NEW YORK: The dollar gyrated Thursday on President Donald Trump's comments favoring a strong US currency, while European and Asian equity bourses retreated as their currencies gained ground.

One day after US Treasury Secretary Steven Mnuchin seemed to embrace a cheap US currency, Trump told CNBC Mnuchin's remarks had been taken out of context, and restated the traditional US policy.

"Ultimately, I want to see a strong dollar," Trump said, sparking a rally for the US currency, which had hit a three-year low against the euro earlier in the day.

A 2200 GMT, the euro was at $1.2393, down a hair from a day earlier and well below its session peak of $1.254.

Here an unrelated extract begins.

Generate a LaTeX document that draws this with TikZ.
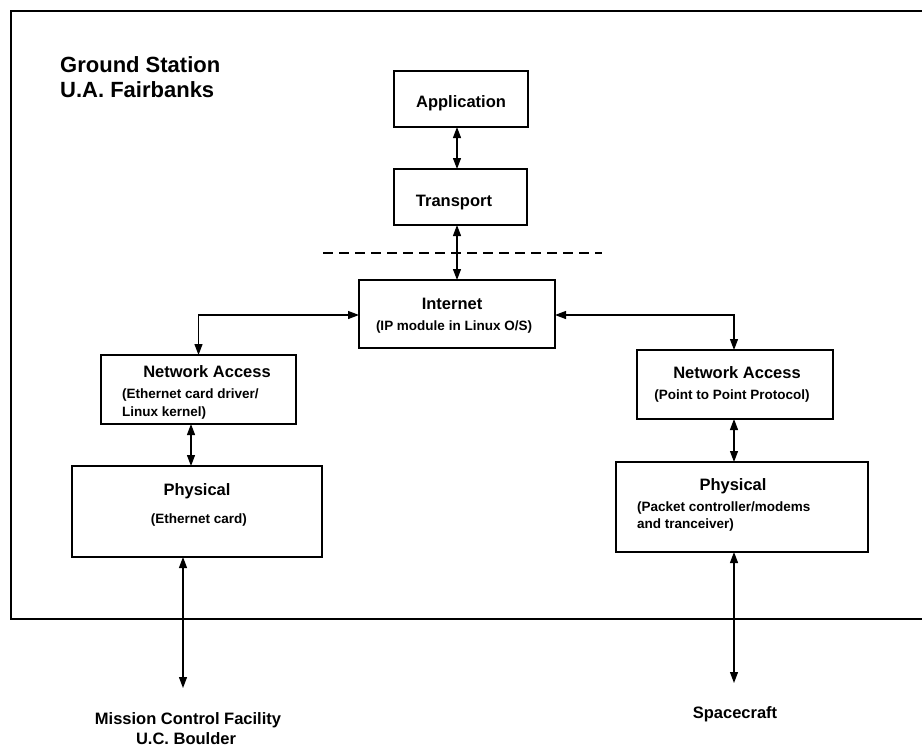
\documentclass[tikz,border=0pt]{standalone}
\usepackage{fontspec}
\setmainfont{Liberation Sans}
\usetikzlibrary{arrows.meta}

\tikzset{
  box/.style={draw, line width=1.6pt, rectangle, inner sep=0pt, outer sep=0pt},
  head/.style={inner sep=0pt, anchor=base, font=\bfseries\fontsize{16.5}{18}\selectfont},
  sub/.style={inner sep=0pt, anchor=base, font=\bfseries\fontsize{13.5}{17}\selectfont},
  subleft/.style={sub, anchor=base west},
  titletext/.style={inner sep=0pt, anchor=base west, font=\bfseries\fontsize{22}{25}\selectfont},
  link/.style={line width=1.2pt, {Triangle[length=11pt,width=8pt]}-{Triangle[length=11pt,width=8pt]}},
  frame/.style={line width=2.6pt}
}

\begin{document}
\begin{tikzpicture}[x=1pt, y=-1pt]
  \useasboundingbox (0,0) rectangle (922,748);

  % ground station enclosure (open on the right)
  \draw[frame] (930,11) -- (11,11) -- (11,619) -- (930,619);

  \node[titletext] (gs1) at (60,72) {Ground Station};
  \node[titletext] (gs2) at (60,97) {U.A. Fairbanks};

  % protocol layers
  \node[box, minimum width=134, minimum height=56] (app)   at (461,99)    {};
  \node[box, minimum width=133, minimum height=56] (trans) at (460.5,197) {};
  \node[box, minimum width=196, minimum height=68] (inet)  at (457,314)   {};
  \node[box, minimum width=195, minimum height=69] (lna)   at (198.5,389.5) {};
  \node[box, minimum width=250, minimum height=91] (lphys) at (197,511.5) {};
  \node[box, minimum width=196, minimum height=69] (rna)   at (735,384.5) {};
  \node[box, minimum width=252, minimum height=90] (rphys) at (742,507)   {};

  % layer labels
  \node[head] (appT)   at (461,107) {Application};
  \node[head] (transT) at (454,206) {Transport};
  \node[head] (inetT)  at (452,309) {Internet};
  \node[sub]  (inetS)  at (454,330) {(IP module in Linux O/S)};
  \node[head] (lnaT)   at (207,377) {Network Access};
  \node[subleft] (lnaS1) at (122,398) {(Ethernet card driver/};
  \node[subleft] (lnaS2) at (122,416) {Linux kernel)};
  \node[head] (lphysT) at (197,495) {Physical};
  \node[sub]  (lphysS) at (199,523) {(Ethernet card)};
  \node[head] (rnaT)   at (737,378) {Network Access};
  \node[sub]  (rnaS)   at (732,399) {(Point to Point Protocol)};
  \node[head] (rphysT) at (733,490) {Physical};
  \node[subleft] (rphysS1) at (637,511) {(Packet controller/modems};
  \node[subleft] (rphysS2) at (637,528) {and tranceiver)};

  % external endpoints
  \coordinate (mcf) at (183,688);
  \coordinate (sc)  at (734,683);
  \node[head] (mcfT1) at (188,724) {Mission Control Facility};
  \node[head] (mcfT2) at (186,744) {U.C. Boulder};
  \node[head] (scT)   at (735,718) {Spacecraft};

  % boundary between host layers and network layers
  \coordinate (dashL) at (323,253);
  \coordinate (dashR) at (602,253);
  \draw[line width=1.2pt, dash pattern=on 10pt off 6pt] (dashL) -- (dashR);

  % connectors
  \draw[link] ([xshift=-4pt]app.south) -- ([xshift=-4pt]app.south |- trans.north);
  \draw[link] (inet.north |- trans.south) -- (inet.north);
  \draw[link] ([yshift=-1pt]inet.west) -| (lna.north);
  \draw[link] ([yshift=-1pt]inet.east) -| ([xshift=-1pt]rna.north);
  \draw[link] ([xshift=-7.5pt]lna.south) -- ([xshift=-7.5pt]lna.south |- lphys.north);
  \draw[link] ([xshift=-1pt]rna.south) -- ([xshift=-1pt]rna.south |- rphys.north);
  \draw[link] (mcf |- lphys.south) -- (mcf);
  \draw[link] (sc |- rphys.south) -- (sc);
\end{tikzpicture}
\end{document}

Mnuchin on Thursday tried to clarify his comments, but European Central Bank chief Mario Draghi rebuked the choice of language, and said volatility in the currency markets "represents a source of uncertainty."

Without naming Mnuchin, Draghi indicated the wording ran counter to the commitment reflected in the International Monetary Fund statement from October, to "refrain from competitive devaluations, and... not target our exchange rates for competitive purposes."

Trump's remarks were not reported until late afternoon US time, after stock markets in Europe and Asia had already closed.

Amid the uproar on foreign exchange markets, the rising euro had pushed the main blue-chip indices into the red, despite positive data out of the region's economic powerhouse, Germany.

London's FTSE closed 0.4 percent lower, Frankfurt's DAX fell 0.9 percent and the CAC 40 in Paris shed 0.3 percent.

The pattern was similar in Tokyo, where the Nikkei slid 1.1 percent against a spiking yen.

Masayuki Kubota, chief strategist at Rakuten Securities, said in a commentary that exchange rates have been affected frequently by political factors including Trump's comments.

And "if US President Trump makes comments criticizing a cheaper yen, the yen's depreciation may halt," Kubota said.